From the first line of the data below, copy each line up to the one containing "const yDomain = [0, 10.32];", and include that line too.

========

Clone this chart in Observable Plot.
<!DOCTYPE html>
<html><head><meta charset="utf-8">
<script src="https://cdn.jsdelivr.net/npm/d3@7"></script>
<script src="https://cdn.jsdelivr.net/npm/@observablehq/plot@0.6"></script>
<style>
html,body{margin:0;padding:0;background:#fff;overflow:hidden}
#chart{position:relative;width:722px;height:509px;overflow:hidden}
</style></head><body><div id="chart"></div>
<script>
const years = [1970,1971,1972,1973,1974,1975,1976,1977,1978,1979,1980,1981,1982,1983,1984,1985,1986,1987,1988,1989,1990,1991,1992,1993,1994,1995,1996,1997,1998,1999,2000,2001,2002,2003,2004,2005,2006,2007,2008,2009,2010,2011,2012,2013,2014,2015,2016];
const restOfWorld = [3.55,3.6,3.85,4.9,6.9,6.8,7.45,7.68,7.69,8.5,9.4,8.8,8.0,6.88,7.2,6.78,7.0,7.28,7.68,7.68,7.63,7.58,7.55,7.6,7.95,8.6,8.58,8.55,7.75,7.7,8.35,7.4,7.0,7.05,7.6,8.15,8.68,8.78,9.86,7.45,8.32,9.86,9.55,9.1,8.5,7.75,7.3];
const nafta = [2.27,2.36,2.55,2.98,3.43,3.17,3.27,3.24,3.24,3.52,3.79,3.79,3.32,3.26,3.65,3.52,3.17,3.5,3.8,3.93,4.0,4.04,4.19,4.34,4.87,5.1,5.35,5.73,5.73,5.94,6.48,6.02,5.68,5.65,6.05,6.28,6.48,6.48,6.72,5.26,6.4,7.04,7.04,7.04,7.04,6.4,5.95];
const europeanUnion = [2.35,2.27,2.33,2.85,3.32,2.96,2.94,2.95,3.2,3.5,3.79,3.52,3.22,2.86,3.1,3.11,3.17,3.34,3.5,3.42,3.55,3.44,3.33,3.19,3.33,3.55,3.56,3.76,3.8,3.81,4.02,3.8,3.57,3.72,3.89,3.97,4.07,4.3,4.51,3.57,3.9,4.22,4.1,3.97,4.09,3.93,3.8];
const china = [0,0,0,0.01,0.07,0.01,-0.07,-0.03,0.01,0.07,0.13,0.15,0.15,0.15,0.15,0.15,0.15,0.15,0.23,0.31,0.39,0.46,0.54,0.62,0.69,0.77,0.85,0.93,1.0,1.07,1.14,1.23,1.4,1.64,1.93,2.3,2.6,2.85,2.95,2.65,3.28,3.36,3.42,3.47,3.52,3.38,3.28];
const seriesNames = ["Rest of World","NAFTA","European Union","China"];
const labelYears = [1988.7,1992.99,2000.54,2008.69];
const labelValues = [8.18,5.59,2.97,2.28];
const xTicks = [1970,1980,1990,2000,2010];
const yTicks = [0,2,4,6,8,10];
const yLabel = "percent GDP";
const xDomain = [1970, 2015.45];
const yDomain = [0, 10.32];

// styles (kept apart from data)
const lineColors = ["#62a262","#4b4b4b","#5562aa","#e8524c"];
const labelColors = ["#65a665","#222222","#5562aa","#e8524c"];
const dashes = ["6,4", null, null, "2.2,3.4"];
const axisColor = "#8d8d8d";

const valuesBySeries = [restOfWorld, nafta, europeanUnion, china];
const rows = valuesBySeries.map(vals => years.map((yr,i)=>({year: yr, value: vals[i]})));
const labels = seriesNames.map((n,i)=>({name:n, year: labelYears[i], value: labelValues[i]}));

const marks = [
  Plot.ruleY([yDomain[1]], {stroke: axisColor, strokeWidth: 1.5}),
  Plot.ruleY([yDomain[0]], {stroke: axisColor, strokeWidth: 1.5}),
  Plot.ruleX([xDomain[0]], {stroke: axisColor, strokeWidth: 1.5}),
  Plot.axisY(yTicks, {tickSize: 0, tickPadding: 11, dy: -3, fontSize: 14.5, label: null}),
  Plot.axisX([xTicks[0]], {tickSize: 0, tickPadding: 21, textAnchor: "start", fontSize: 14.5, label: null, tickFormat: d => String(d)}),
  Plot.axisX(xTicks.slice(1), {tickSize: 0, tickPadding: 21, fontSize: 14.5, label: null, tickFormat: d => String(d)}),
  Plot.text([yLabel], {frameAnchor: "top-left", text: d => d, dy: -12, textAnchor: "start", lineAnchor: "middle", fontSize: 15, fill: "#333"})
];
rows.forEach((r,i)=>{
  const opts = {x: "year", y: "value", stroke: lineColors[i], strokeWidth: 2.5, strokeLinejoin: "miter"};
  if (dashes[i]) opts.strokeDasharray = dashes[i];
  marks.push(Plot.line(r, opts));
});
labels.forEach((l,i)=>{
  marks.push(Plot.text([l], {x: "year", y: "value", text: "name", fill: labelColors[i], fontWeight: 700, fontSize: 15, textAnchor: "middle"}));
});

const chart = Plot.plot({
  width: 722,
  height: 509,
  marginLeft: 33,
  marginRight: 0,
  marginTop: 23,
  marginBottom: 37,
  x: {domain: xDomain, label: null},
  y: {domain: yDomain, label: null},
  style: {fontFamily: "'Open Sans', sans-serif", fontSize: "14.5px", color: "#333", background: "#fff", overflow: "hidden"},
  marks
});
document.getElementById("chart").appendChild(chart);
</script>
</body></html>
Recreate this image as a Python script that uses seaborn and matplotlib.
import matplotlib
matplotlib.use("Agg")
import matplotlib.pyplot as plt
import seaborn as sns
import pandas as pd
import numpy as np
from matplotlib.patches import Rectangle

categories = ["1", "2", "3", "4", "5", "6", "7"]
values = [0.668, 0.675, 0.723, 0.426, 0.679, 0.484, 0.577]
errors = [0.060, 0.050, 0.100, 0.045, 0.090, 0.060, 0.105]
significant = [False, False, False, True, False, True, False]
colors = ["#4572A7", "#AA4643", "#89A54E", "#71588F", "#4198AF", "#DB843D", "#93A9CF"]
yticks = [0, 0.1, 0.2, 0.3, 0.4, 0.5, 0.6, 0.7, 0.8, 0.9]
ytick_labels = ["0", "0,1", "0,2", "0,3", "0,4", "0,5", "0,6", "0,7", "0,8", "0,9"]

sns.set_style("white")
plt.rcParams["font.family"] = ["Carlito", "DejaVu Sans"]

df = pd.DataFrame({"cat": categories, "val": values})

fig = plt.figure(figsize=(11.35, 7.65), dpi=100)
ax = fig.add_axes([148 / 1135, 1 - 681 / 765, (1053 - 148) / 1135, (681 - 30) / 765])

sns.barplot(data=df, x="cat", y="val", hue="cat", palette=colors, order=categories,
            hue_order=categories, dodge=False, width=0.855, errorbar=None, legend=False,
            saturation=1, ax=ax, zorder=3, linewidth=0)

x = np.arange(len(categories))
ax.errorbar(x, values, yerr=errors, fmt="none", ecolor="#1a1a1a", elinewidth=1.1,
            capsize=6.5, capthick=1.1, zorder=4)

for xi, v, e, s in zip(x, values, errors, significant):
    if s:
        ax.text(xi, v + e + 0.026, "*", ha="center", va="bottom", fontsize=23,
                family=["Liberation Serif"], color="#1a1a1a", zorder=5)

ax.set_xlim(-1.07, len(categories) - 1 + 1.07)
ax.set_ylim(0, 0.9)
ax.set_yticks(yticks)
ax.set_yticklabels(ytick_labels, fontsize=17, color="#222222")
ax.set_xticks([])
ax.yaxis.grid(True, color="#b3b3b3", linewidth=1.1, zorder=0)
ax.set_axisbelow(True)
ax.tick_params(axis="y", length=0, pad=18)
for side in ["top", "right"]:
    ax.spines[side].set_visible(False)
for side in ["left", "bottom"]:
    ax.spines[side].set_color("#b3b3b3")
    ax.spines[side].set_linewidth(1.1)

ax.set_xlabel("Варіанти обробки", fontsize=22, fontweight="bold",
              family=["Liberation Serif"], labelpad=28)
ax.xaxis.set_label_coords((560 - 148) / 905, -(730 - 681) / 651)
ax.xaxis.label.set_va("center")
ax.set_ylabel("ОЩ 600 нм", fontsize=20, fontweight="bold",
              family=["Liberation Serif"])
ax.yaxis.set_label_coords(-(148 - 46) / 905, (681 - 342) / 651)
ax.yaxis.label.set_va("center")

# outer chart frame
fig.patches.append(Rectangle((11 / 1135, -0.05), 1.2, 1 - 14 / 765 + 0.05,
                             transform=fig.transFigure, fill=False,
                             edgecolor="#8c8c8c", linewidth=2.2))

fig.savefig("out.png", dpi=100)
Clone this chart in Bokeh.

========

THE REPLY
Clone this chart in Observable Plot.
<!DOCTYPE html>
<html><head><meta charset="utf-8">
<script src="https://cdn.jsdelivr.net/npm/d3@7"></script>
<script src="https://cdn.jsdelivr.net/npm/@observablehq/plot@0.6"></script>
<style>
html,body{margin:0;padding:0;background:#fff;overflow:hidden}
#chart{position:relative;width:722px;height:509px;overflow:hidden}
</style></head><body><div id="chart"></div>
<script>
const years = [1970,1971,1972,1973,1974,1975,1976,1977,1978,1979,1980,1981,1982,1983,1984,1985,1986,1987,1988,1989,1990,1991,1992,1993,1994,1995,1996,1997,1998,1999,2000,2001,2002,2003,2004,2005,2006,2007,2008,2009,2010,2011,2012,2013,2014,2015,2016];
const restOfWorld = [3.55,3.6,3.85,4.9,6.9,6.8,7.45,7.68,7.69,8.5,9.4,8.8,8.0,6.88,7.2,6.78,7.0,7.28,7.68,7.68,7.63,7.58,7.55,7.6,7.95,8.6,8.58,8.55,7.75,7.7,8.35,7.4,7.0,7.05,7.6,8.15,8.68,8.78,9.86,7.45,8.32,9.86,9.55,9.1,8.5,7.75,7.3];
const nafta = [2.27,2.36,2.55,2.98,3.43,3.17,3.27,3.24,3.24,3.52,3.79,3.79,3.32,3.26,3.65,3.52,3.17,3.5,3.8,3.93,4.0,4.04,4.19,4.34,4.87,5.1,5.35,5.73,5.73,5.94,6.48,6.02,5.68,5.65,6.05,6.28,6.48,6.48,6.72,5.26,6.4,7.04,7.04,7.04,7.04,6.4,5.95];
const europeanUnion = [2.35,2.27,2.33,2.85,3.32,2.96,2.94,2.95,3.2,3.5,3.79,3.52,3.22,2.86,3.1,3.11,3.17,3.34,3.5,3.42,3.55,3.44,3.33,3.19,3.33,3.55,3.56,3.76,3.8,3.81,4.02,3.8,3.57,3.72,3.89,3.97,4.07,4.3,4.51,3.57,3.9,4.22,4.1,3.97,4.09,3.93,3.8];
const china = [0,0,0,0.01,0.07,0.01,-0.07,-0.03,0.01,0.07,0.13,0.15,0.15,0.15,0.15,0.15,0.15,0.15,0.23,0.31,0.39,0.46,0.54,0.62,0.69,0.77,0.85,0.93,1.0,1.07,1.14,1.23,1.4,1.64,1.93,2.3,2.6,2.85,2.95,2.65,3.28,3.36,3.42,3.47,3.52,3.38,3.28];
const seriesNames = ["Rest of World","NAFTA","European Union","China"];
const labelYears = [1988.7,1992.99,2000.54,2008.69];
const labelValues = [8.18,5.59,2.97,2.28];
const xTicks = [1970,1980,1990,2000,2010];
const yTicks = [0,2,4,6,8,10];
const yLabel = "percent GDP";
const xDomain = [1970, 2015.45];
const yDomain = [0, 10.32];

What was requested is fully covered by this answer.